Why Rushing Your Hiring Process Costs More Than You Think
Written by
Alex Just
I
Published on
I
7
MIN

The real cost of hiring too fast
The pressure to fill a role quickly is real. Seats are empty, teams are stretched, and every week without a hire feels like lost productivity. But the maths on a bad hire are worse than the maths on a slower process.
A mis-hire typically costs 30% or more of annual salary once you factor in onboarding, management time, lost output and the cost of re-hiring. A two-week shortcut that produces the wrong person is a far more expensive outcome than a five-week process that produces the right one.
The three most common consequences of hiring too fast are higher turnover, poor culture fit, and a team that didn't have enough input to feel confident in the decision.
What a thorough evaluation actually looks like
Slowing down doesn't mean drawing the process out unnecessarily. It means being deliberate about what you're trying to learn at each stage, and making sure you've actually learned it before moving forward.
A well-structured evaluation typically includes at least two interviews at different stages, a skills-based assessment where relevant, and input from more than one person on the hiring team. Each stage should answer a specific question about the candidate, not just repeat the same conversation with a different interviewer.
Structured scorecards make this significantly easier.
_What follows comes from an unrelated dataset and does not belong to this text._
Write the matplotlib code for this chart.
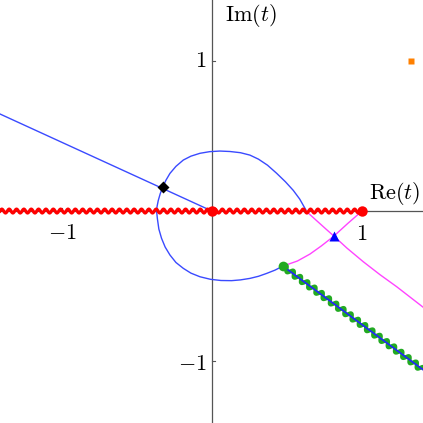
import numpy as np
import matplotlib
matplotlib.use("Agg")
import matplotlib.pyplot as plt

plt.rcParams['mathtext.fontset'] = 'cm'
plt.rcParams['font.family'] = ['DejaVu Serif']

# ---- data ----
# straight blue ray ending at the origin
ray_x = [-1.413, 0.0]
ray_y = [0.647, 0.0]

# blue loop (from green point, through bottom/left/top to the real axis)
loop_x = [0.473, 0.42, 0.364, 0.31, 0.253, 0.19, 0.131, 0.06, -0.01, -0.08, -0.14, -0.191, -0.24,
          -0.28, -0.312, -0.336, -0.354, -0.364, -0.369, -0.366, -0.358, -0.345, -0.329, -0.307,
          -0.28, -0.24, -0.191, -0.14, -0.08, -0.015, 0.053, 0.12, 0.19, 0.253, 0.31, 0.37,
          0.431, 0.49, 0.542, 0.585, 0.627]
loop_y = [-0.367, -0.394, -0.416, -0.435, -0.449, -0.459, -0.464, -0.463, -0.455, -0.438, -0.414,
          -0.382, -0.343, -0.293, -0.24, -0.182, -0.12, -0.049, 0.0, 0.03, 0.07, 0.115, 0.158,
          0.205, 0.251, 0.298, 0.34, 0.366, 0.385, 0.396, 0.4, 0.397, 0.389, 0.373, 0.346, 0.306,
          0.252, 0.195, 0.138, 0.08, 0.006]

# magenta continuation of the loop across the cut
mag1_x = [0.627, 0.70, 0.76, 0.813, 0.90, 1.009, 1.12, 1.231, 1.32, 1.409]
mag1_y = [0.0, -0.066, -0.12, -0.167, -0.247, -0.338, -0.424, -0.504, -0.573, -0.642]

# magenta from branch point 1 to the green point
mag2_x = [1.0, 0.905, 0.813, 0.73, 0.653, 0.57, 0.473]
mag2_y = [0.0, -0.083, -0.167, -0.232, -0.287, -0.333, -0.367]

# green cut with blue line
gcut_x = [0.473, 1.41]
gcut_y = [-0.367, -1.06]

# red cut on real axis
rcut_x = [-1.413, 1.0]

branch_pts_x = [0.0, 1.0]
branch_pts_y = [0.0, 0.0]
green_pt = (0.473, -0.367)
diamond_pt = (-0.329, 0.158)
triangle_pt = (0.813, -0.167)
square_pt = (1.33, 1.0)

xlim = (-1.413, 1.407)
ylim = (-1.413, 1.407)


def wavy(ax, x0, y0, x1, y1, wavelength, amp, **kw):
    L = np.hypot(x1 - x0, y1 - y0)
    s = np.linspace(0, L, int(L / wavelength * 24) + 2)
    ux, uy = (x1 - x0) / L, (y1 - y0) / L
    nx, ny = -uy, ux
    off = amp * np.sin(2 * np.pi * s / wavelength)
    ax.plot(x0 + ux * s + nx * off, y0 + uy * s + ny * off, **kw)


fig = plt.figure(figsize=(4.23, 4.23), dpi=100)
ax = fig.add_axes([0, 0, 1, 1])
ax.set_xlim(*xlim)
ax.set_ylim(*ylim)
ax.set_aspect('equal')
for s in ax.spines.values():
    s.set_visible(False)
ax.set_xticks([])
ax.set_yticks([])

axcol = '#555555'
ax.axhline(0, color=axcol, lw=0.9, zorder=1)
ax.axvline(0, color=axcol, lw=0.9, zorder=1)
# tick marks
for t in [-1, 1]:
    ax.plot([t, t], [0, 0.022], color=axcol, lw=0.8, zorder=1)
    ax.plot([0, 0.022], [t, t], color=axcol, lw=0.8, zorder=1)

blue = '#3a4aff'
mag = '#ff44ff'
ax.plot(ray_x, ray_y, color=blue, lw=1.0, zorder=3)
ax.plot(loop_x, loop_y, color=blue, lw=1.0, zorder=3)
ax.plot(mag1_x, mag1_y, color=mag, lw=1.0, zorder=3)
ax.plot(mag2_x, mag2_y, color=mag, lw=1.0, zorder=3)

wavy(ax, gcut_x[0], gcut_y[0], gcut_x[1], gcut_y[1], 0.06, 0.017,
     color='#22aa22', lw=3.0, zorder=4, solid_capstyle='round')
ax.plot(gcut_x, gcut_y, color='#2222ff', lw=1.2, zorder=5)

wavy(ax, rcut_x[0], 0.0, rcut_x[1], 0.0, 0.049, 0.013,
     color='#ff0000', lw=2.3, zorder=6)

ax.plot(branch_pts_x, branch_pts_y, 'o', color='#ff0000', ms=7.5, mec='none', zorder=8)
ax.plot(*green_pt, 'o', color='#22aa22', ms=7, mec='none', zorder=8)
ax.plot(*diamond_pt, 'D', color='black', ms=6, mec='none', zorder=8)
ax.plot(*triangle_pt, '^', color='#0000ff', ms=7, mec='none', zorder=8)
ax.plot(*square_pt, 's', color='#ff8000', ms=5, mec='none', zorder=8)

fs = 16
ax.text(-1.0, -0.145, r'$-1$', ha='center', va='center', fontsize=fs)
ax.text(1.0, -0.155, r'$1$', ha='center', va='center', fontsize=fs)
ax.text(-0.035, 1.0, r'$1$', ha='right', va='center', fontsize=fs)
ax.text(-0.035, -1.02, r'$-1$', ha='right', va='center', fontsize=fs)
ax.text(0.087, 1.307, r'$\mathrm{Im}(t)$', ha='left', va='center', fontsize=fs)
ax.text(1.047, 0.12, r'$\mathrm{Re}(t)$', ha='left', va='center', fontsize=fs)

fig.savefig('out.png', dpi=100)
When every interviewer is evaluating against the same criteria independently, you surface real signal rather than groupthink. You also protect against the most common bias in hiring, which is over-weighting first impressions.
How to move slowly without losing good candidates
The legitimate risk of a thorough process is that strong candidates, who usually have other options, will drop out if the process feels slow or unclear. The fix isn't to rush. It's to communicate.
Set a clear timeline at the start and share it with candidates. "We're running a three-stage process over four weeks, and you'll hear from us within two business days of each stage" is a simple sentence that removes most of the anxiety candidates feel during a longer process.
Keep candidates warm between stages with a brief update, even if there's nothing new to report. Silence reads as disorganization or disinterest, neither of which helps your employer brand.
The balance worth finding
The goal isn't to make hiring slow. It's to make it thorough enough that you're confident in the decision before you make it. That usually means a few more touchpoints than the minimum, a scorecard that captures real evaluation rather than vibes, and a process that respects both the candidate's time and your team's judgment.
Rushing produces regret. Structure produces confidence. The two-week hire that works out is great. But it works out because the process was thorough, not because it was fast.